Stott summed up his priorities as “students and pastors.” He saw the critical nature of the university, and was an energetic vice president of the International Fellowship of Evangelical Students (IFES). While Billy Graham, a long-time friend, was drawing thousands to football stadiums, Stott’s mission field was the university campus. The strategic influence for the gospel could not have been greater. He conducted week-long evangelistic missions for IFES national movements in many of the world’s universities. His warm yet serious style and sheer conviction of Scripture’s authority brought students back night after night.

Through his work with students, “Uncle John” as he was known, met many of the sharpest up-and-coming Christian thinkers worldwide while they were still at the university, and he kept in contact with them as they graduated. He wanted to apply biblical truth to all areas of thought and progress, and would invite sharp thinkers at the new frontiers of science and technology to help him do so.

In 1950, while only 29, he was appointed rector of All Souls Church, Langham Place in London. His gifts in expository preaching were to become widely celebrated, but he sensed the unchurched in his inner-city parish needed more. In 1958, he took the bold step of founding the All Souls Clubhouse, a venture in youth and community work twenty years ahead of its time.

As invitation to travel increased, he was in 1975 given the title Rector Emeritus, and released by the church to serve globally and to write. John Stott then moved from the rectory into a small mews flat built for him above the rectory’s adjoining garage. He remained in this modest one-bedroom home until a fall constrained him to leave it.

Much of his substantial writing – over 50 books translated into 65 languages – was completed at “The Hookses,” a remote cottage on the Welsh coast which he purchased in 1954, in a state of dereliction. John Stott’s books included the million-selling Basic Christianity and the one he always considered his best, The Cross of Christ, which he dedicated to his secretary of more than 55 years, Frances Whitehead. Later books included The Birds our Teachers for which he took almost all the photographers himself. As a self-taught ornithologist, he saw some 2,500 of the world’s 9,000 bird species.

John Stott pioneered several influential movements. Among them was the London Institute for Contemporary Christianity, dedicating to equipping Christians for whole-life discipleship in the secular culture and workplace. His initiatives in drawing together groups of thinkers led to several other ventures such as The Frontier Youth Trust and Tearfund.

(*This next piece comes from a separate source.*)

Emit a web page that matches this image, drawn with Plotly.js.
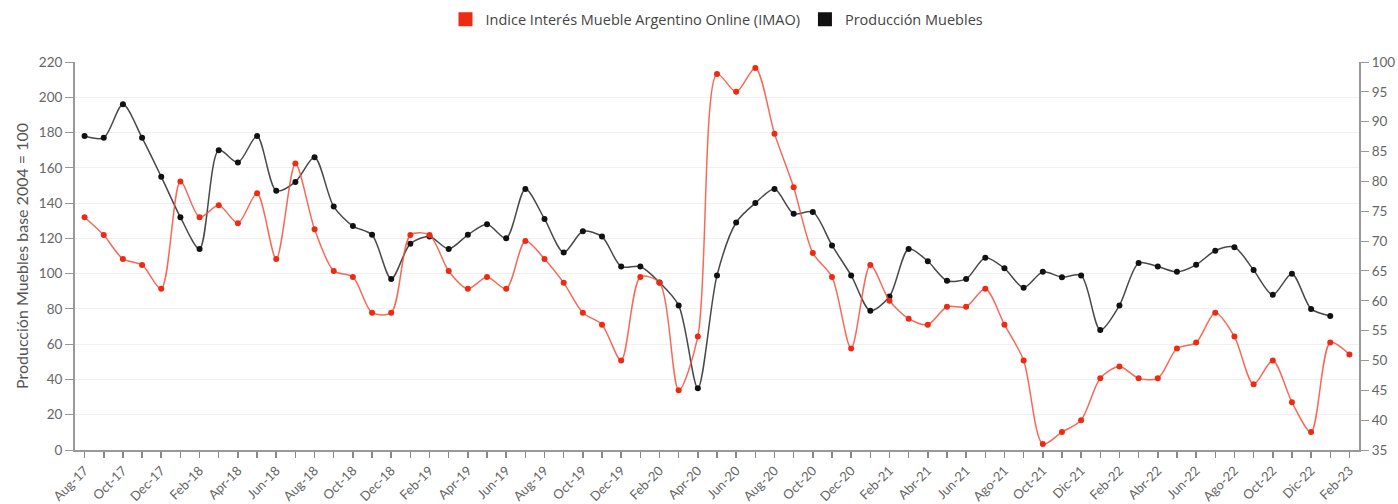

Stott served as Chaplain to the Queen from 1959 and then as Extra Chaplain. He was awarded four honorary doctorates in Britain and America. His life and work became the subject of several doctoral theses in his lifetime. He was made a Commander of the British Empire in the Queen’s 2006 New Year Honours list.

The life of this urbane and gracious visionary and strategist who loved the natural world and who determined to express the eternal truth of the Christian gospel to the well-educated, the less privileged, and the dropouts alike will doubtless attract much further attention as future history unveils the extent of his quite extraordinary influence.